Begin DATA EXTRACT

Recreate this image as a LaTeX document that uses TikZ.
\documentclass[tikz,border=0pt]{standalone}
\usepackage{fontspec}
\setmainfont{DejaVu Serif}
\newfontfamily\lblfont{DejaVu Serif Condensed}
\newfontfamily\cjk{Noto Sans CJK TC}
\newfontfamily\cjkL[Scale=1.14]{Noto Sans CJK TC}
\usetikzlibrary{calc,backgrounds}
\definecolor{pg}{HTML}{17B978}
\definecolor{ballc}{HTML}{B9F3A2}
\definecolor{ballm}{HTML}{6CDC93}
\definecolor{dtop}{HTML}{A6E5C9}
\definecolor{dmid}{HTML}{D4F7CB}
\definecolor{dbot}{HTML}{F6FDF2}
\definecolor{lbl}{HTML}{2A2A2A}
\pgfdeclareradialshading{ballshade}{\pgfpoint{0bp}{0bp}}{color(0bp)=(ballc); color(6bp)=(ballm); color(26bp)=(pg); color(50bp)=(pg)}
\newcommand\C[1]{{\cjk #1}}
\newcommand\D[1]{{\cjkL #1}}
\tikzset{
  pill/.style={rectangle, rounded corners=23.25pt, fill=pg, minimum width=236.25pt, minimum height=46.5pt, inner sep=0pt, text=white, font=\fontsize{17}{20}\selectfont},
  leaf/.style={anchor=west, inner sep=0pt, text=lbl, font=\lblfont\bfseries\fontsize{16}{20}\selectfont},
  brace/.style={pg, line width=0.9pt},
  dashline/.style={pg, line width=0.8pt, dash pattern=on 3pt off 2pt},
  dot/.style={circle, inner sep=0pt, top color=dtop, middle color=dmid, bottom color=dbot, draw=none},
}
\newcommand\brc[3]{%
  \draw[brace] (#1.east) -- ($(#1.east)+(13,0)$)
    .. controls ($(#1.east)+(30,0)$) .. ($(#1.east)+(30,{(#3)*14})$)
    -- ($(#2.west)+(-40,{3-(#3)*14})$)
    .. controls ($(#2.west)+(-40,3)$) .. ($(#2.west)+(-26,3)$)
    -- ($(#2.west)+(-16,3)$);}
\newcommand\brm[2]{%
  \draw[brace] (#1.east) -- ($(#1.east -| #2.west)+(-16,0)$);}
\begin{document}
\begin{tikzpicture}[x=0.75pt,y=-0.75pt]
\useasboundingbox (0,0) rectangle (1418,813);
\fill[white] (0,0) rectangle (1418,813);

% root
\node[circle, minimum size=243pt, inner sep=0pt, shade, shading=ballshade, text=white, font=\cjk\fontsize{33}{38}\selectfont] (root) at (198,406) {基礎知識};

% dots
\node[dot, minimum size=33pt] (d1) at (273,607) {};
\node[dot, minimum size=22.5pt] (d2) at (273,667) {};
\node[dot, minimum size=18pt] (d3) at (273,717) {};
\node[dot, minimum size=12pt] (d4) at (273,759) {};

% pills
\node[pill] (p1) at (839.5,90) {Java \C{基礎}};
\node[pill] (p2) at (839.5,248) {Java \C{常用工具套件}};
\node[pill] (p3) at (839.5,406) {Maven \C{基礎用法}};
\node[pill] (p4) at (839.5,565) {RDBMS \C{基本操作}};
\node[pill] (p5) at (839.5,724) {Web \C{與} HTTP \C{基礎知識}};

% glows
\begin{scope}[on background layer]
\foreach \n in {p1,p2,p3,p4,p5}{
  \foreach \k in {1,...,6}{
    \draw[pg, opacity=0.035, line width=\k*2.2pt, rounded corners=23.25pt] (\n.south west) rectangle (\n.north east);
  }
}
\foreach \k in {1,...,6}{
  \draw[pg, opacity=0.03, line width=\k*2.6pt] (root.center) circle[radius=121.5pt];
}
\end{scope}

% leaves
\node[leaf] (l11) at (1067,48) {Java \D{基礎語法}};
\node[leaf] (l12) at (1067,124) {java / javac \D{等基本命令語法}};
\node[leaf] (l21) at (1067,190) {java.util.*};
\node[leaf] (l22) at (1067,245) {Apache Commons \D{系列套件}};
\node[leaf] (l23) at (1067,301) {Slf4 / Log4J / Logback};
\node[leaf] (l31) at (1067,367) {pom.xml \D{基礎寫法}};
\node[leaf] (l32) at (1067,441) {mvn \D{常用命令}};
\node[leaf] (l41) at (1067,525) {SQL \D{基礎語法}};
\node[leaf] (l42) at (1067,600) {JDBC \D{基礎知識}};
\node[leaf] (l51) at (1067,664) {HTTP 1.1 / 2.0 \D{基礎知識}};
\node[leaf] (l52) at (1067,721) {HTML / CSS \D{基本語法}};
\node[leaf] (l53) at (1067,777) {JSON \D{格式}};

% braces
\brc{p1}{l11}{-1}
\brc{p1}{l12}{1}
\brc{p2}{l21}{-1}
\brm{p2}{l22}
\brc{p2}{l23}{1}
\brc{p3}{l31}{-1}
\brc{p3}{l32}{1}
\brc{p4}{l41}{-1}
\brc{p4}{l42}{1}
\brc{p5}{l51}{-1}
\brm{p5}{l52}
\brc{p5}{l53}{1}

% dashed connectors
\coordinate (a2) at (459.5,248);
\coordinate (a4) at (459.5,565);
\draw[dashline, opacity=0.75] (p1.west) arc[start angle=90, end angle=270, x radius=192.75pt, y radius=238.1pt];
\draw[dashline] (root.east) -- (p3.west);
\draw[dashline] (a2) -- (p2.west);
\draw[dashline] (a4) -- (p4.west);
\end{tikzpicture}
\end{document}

End DATA EXTRACT

Return every line exactly.

● **EXERCISE OUTPUT**
Recreate this image as a LaTeX document that uses TikZ.
\documentclass[tikz,border=0pt]{standalone}
\usepackage{fontspec}
\setmainfont{DejaVu Serif}
\newfontfamily\lblfont{DejaVu Serif Condensed}
\newfontfamily\cjk{Noto Sans CJK TC}
\newfontfamily\cjkL[Scale=1.14]{Noto Sans CJK TC}
\usetikzlibrary{calc,backgrounds}
\definecolor{pg}{HTML}{17B978}
\definecolor{ballc}{HTML}{B9F3A2}
\definecolor{ballm}{HTML}{6CDC93}
\definecolor{dtop}{HTML}{A6E5C9}
\definecolor{dmid}{HTML}{D4F7CB}
\definecolor{dbot}{HTML}{F6FDF2}
\definecolor{lbl}{HTML}{2A2A2A}
\pgfdeclareradialshading{ballshade}{\pgfpoint{0bp}{0bp}}{color(0bp)=(ballc); color(6bp)=(ballm); color(26bp)=(pg); color(50bp)=(pg)}
\newcommand\C[1]{{\cjk #1}}
\newcommand\D[1]{{\cjkL #1}}
\tikzset{
  pill/.style={rectangle, rounded corners=23.25pt, fill=pg, minimum width=236.25pt, minimum height=46.5pt, inner sep=0pt, text=white, font=\fontsize{17}{20}\selectfont},
  leaf/.style={anchor=west, inner sep=0pt, text=lbl, font=\lblfont\bfseries\fontsize{16}{20}\selectfont},
  brace/.style={pg, line width=0.9pt},
  dashline/.style={pg, line width=0.8pt, dash pattern=on 3pt off 2pt},
  dot/.style={circle, inner sep=0pt, top color=dtop, middle color=dmid, bottom color=dbot, draw=none},
}
\newcommand\brc[3]{%
  \draw[brace] (#1.east) -- ($(#1.east)+(13,0)$)
    .. controls ($(#1.east)+(30,0)$) .. ($(#1.east)+(30,{(#3)*14})$)
    -- ($(#2.west)+(-40,{3-(#3)*14})$)
    .. controls ($(#2.west)+(-40,3)$) .. ($(#2.west)+(-26,3)$)
    -- ($(#2.west)+(-16,3)$);}
\newcommand\brm[2]{%
  \draw[brace] (#1.east) -- ($(#1.east -| #2.west)+(-16,0)$);}
\begin{document}
\begin{tikzpicture}[x=0.75pt,y=-0.75pt]
\useasboundingbox (0,0) rectangle (1418,813);
\fill[white] (0,0) rectangle (1418,813);

% root
\node[circle, minimum size=243pt, inner sep=0pt, shade, shading=ballshade, text=white, font=\cjk\fontsize{33}{38}\selectfont] (root) at (198,406) {基礎知識};

% dots
\node[dot, minimum size=33pt] (d1) at (273,607) {};
\node[dot, minimum size=22.5pt] (d2) at (273,667) {};
\node[dot, minimum size=18pt] (d3) at (273,717) {};
\node[dot, minimum size=12pt] (d4) at (273,759) {};

% pills
\node[pill] (p1) at (839.5,90) {Java \C{基礎}};
\node[pill] (p2) at (839.5,248) {Java \C{常用工具套件}};
\node[pill] (p3) at (839.5,406) {Maven \C{基礎用法}};
\node[pill] (p4) at (839.5,565) {RDBMS \C{基本操作}};
\node[pill] (p5) at (839.5,724) {Web \C{與} HTTP \C{基礎知識}};

% glows
\begin{scope}[on background layer]
\foreach \n in {p1,p2,p3,p4,p5}{
  \foreach \k in {1,...,6}{
    \draw[pg, opacity=0.035, line width=\k*2.2pt, rounded corners=23.25pt] (\n.south west) rectangle (\n.north east);
  }
}
\foreach \k in {1,...,6}{
  \draw[pg, opacity=0.03, line width=\k*2.6pt] (root.center) circle[radius=121.5pt];
}
\end{scope}

% leaves
\node[leaf] (l11) at (1067,48) {Java \D{基礎語法}};
\node[leaf] (l12) at (1067,124) {java / javac \D{等基本命令語法}};
\node[leaf] (l21) at (1067,190) {java.util.*};
\node[leaf] (l22) at (1067,245) {Apache Commons \D{系列套件}};
\node[leaf] (l23) at (1067,301) {Slf4 / Log4J / Logback};
\node[leaf] (l31) at (1067,367) {pom.xml \D{基礎寫法}};
\node[leaf] (l32) at (1067,441) {mvn \D{常用命令}};
\node[leaf] (l41) at (1067,525) {SQL \D{基礎語法}};
\node[leaf] (l42) at (1067,600) {JDBC \D{基礎知識}};
\node[leaf] (l51) at (1067,664) {HTTP 1.1 / 2.0 \D{基礎知識}};
\node[leaf] (l52) at (1067,721) {HTML / CSS \D{基本語法}};
\node[leaf] (l53) at (1067,777) {JSON \D{格式}};

% braces
\brc{p1}{l11}{-1}
\brc{p1}{l12}{1}
\brc{p2}{l21}{-1}
\brm{p2}{l22}
\brc{p2}{l23}{1}
\brc{p3}{l31}{-1}
\brc{p3}{l32}{1}
\brc{p4}{l41}{-1}
\brc{p4}{l42}{1}
\brc{p5}{l51}{-1}
\brm{p5}{l52}
\brc{p5}{l53}{1}

% dashed connectors
\coordinate (a2) at (459.5,248);
\coordinate (a4) at (459.5,565);
\draw[dashline, opacity=0.75] (p1.west) arc[start angle=90, end angle=270, x radius=192.75pt, y radius=238.1pt];
\draw[dashline] (root.east) -- (p3.west);
\draw[dashline] (a2) -- (p2.west);
\draw[dashline] (a4) -- (p4.west);
\end{tikzpicture}
\end{document}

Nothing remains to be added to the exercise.